BY SUZANNE PFEFFER
Today, most doctoral students in biomedical sciences will not pursue a career as a research university faculty member. Instead, they are moving on to wonderful roles in biotech, teaching, science museums, consulting, law, advocacy, writing, policy and so on. Yet, our graduate-training programs seem to be stuck in a time warp, setting universal expectations commensurate with eventual faculty positions at top Ivy League institutions. Are the current definitions of what constitutes a doctoral thesis appropriate for the discipline? Is it harder to comply with those definitions than it used be?
Obviously, we want our students to conceive bold and significant hypotheses and use their graduate careers to take risks and push the field forward. But I have seen too many students reach their fifth year of training, worried about their futures because they have not yet had a chance to publish a first-author paper. Graduation seems unimaginable and exactly what constitutes a thesis seems less clear by the day.
Why don’t more of our students publish sooner? Part of the problem is that reviewers and journals are demanding more. In the late 1970s and early 1980s, the sequence of an important gene was sufficient for publication in the flashiest of journals. I envied those manuscript reviews— what could the referees criticize when a sequence was a sequence? Now, journals quibble over whether to publish entire genomes. A referee can always ask for more experiments, another mutant, another control, and, because most journals want to maintain the highest standards, the editors agree. Such an approach may make for great papers, but it actually can be harmful to younger workers in our field because it sets the bar for publication further from their grasp.
Two-author papers are much less common than ever before. Don’t get me wrong: Collaborations enable us to accomplish so much more and to apply multidisciplinary approaches to questions under study. But when there are multiple authors, there only is one “first” author, and it is still the first-author papers that are weighted highly in fellowship and job application evaluations. It takes multiple, shared first-author papers to count as much as one with a single first author.

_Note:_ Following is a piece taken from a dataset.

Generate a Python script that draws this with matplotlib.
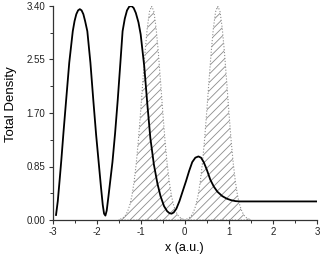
import numpy as np
import matplotlib
matplotlib.use("Agg")
import matplotlib.pyplot as plt
from matplotlib.ticker import MultipleLocator, FormatStrFormatter

plt.rcParams['font.family'] = ['Liberation Sans', 'DejaVu Sans']
plt.rcParams['hatch.linewidth'] = 0.6

# ---------- data ----------
# total density (black line)
dens_x = [-2.92, -2.88, -2.84, -2.80, -2.75, -2.69, -2.62, -2.54, -2.50, -2.46,
          -2.42, -2.38, -2.34, -2.30, -2.26, -2.21, -2.14, -2.075, -2.01, -1.945,
          -1.90, -1.86, -1.83, -1.80, -1.77, -1.73, -1.69, -1.64, -1.58, -1.52,
          -1.46, -1.41, -1.36, -1.31, -1.26, -1.21, -1.16, -1.11, -1.05, -1.00,
          -0.92, -0.85, -0.78, -0.70, -0.62, -0.55, -0.47, -0.40, -0.35, -0.30,
          -0.25, -0.19, -0.12, -0.05, 0.03, 0.10, 0.17, 0.24, 0.31, 0.37,
          0.43, 0.50, 0.58, 0.66, 0.74, 0.85, 0.95, 1.05, 1.15, 1.25,
          3.00]
dens_y = [0.08, 0.30, 0.62, 0.95, 1.40, 1.91, 2.50, 3.00, 3.16, 3.27,
          3.33, 3.35, 3.33, 3.27, 3.16, 3.00, 2.50, 1.91, 1.35, 0.86,
          0.52, 0.24, 0.10, 0.07, 0.15, 0.38, 0.62, 0.92, 1.38, 1.91,
          2.50, 3.00, 3.20, 3.33, 3.39, 3.40, 3.37, 3.29, 3.14, 2.95,
          2.45, 1.85, 1.30, 0.88, 0.58, 0.38, 0.22, 0.14, 0.11, 0.10,
          0.12, 0.18, 0.30, 0.45, 0.62, 0.78, 0.92, 0.99, 1.01, 0.99,
          0.92, 0.80, 0.64, 0.53, 0.45, 0.38, 0.34, 0.315, 0.30, 0.295,
          0.295]

# hatched peaks: centres and one-sided profile (offset from centre, height)
peak_centres = [-0.75, 0.75]
prof_dx = [0.00, 0.05, 0.10, 0.15, 0.20, 0.25, 0.30, 0.35, 0.40, 0.45,
           0.50, 0.55, 0.60, 0.65, 0.70, 0.75]
prof_y = [3.40, 3.31, 3.05, 2.67, 2.21, 1.73, 1.28, 0.90, 0.60, 0.38,
          0.23, 0.13, 0.07, 0.035, 0.017, 0.0]

x_ticks = [-3, -2, -1, 0, 1, 2, 3]
y_ticks = [0.00, 0.85, 1.70, 2.55, 3.40]

# ---------- plot ----------
fig = plt.figure(figsize=(3.21, 2.58), dpi=100)
ax = fig.add_axes([52.5/321, 38/258, (317-52.5)/321, (220-6)/258])

dx = np.array(prof_dx)
py = np.array(prof_y)
for c in peak_centres:
    hx = np.concatenate([c - dx[::-1], c + dx[1:]])
    hy = np.concatenate([py[::-1], py[1:]])
    ax.fill_between(hx, 0, hy, facecolor='none', edgecolor='#8c8c8c',
                    hatch='////', linestyle=':', linewidth=0.8, zorder=1)

ax.plot(dens_x, dens_y, color='black', lw=1.3, zorder=3,
        solid_joinstyle='round')

ax.set_xlim(-3, 3)
ax.set_ylim(0, 3.40)
ax.set_xticks(x_ticks)
ax.set_yticks(y_ticks)
ax.xaxis.set_minor_locator(MultipleLocator(0.5))
ax.yaxis.set_minor_locator(MultipleLocator(0.425))
ax.yaxis.set_major_formatter(FormatStrFormatter('%.2f'))
ax.xaxis.set_major_formatter(FormatStrFormatter('%g'))

for s in ('top', 'right'):
    ax.spines[s].set_visible(False)
for s in ('left', 'bottom'):
    ax.spines[s].set_color('#333333')
    ax.spines[s].set_linewidth(0.9)

ax.tick_params(which='major', direction='out', length=3, width=0.8,
               labelsize=7, colors='#333333', labelcolor='#222222', pad=2)
ax.tick_params(which='minor', direction='out', length=2, width=0.7,
               colors='#333333')

ax.set_xlabel('x (a.u.)', fontsize=9)
ax.set_ylabel('Total Density', fontsize=9.5)
ax.xaxis.set_label_coords(0.5, -0.105)
ax.yaxis.set_label_coords(-0.135, 0.54)

fig.savefig('out.png', dpi=100)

And students want to publish their own “big” story because they believe it to be important for their future successes.
All authors remember their first papers, seeing their name in print, with the figures and text formatted professionally. A result isn’t real until it is published; publishable findings can be communicated at meetings and provide the heart of a postdoc interview. More important than all of this is the fact that the process of publication helps young scientists understand the meaning of a “publishable unit,” the importance of duplicates and replicates, experimental details, the significance of the project and how it relates to previous work in the area.
What if all first- and second-year graduate students were encouraged to publish a “least-publishable unit” paper? This type of paper can almost be outlined before the experiments are initiated— a process that could be part of a first-year graduate course. Faculty advisers would work with students to design a project that was guaranteed to yield useful information; the work could be published in an appropriate venue.1
Then, students would gain a sense of what a paper represents and would try to generate figure-quality results with every subsequent experiment, including positive and negative controls. They would gain self-confidence and, upon publication, would feel like they were true members of the biomedical research “guild.” This new status would carry them more sturdily through a second, more challenging project. (Kudos to all programs that do this already.)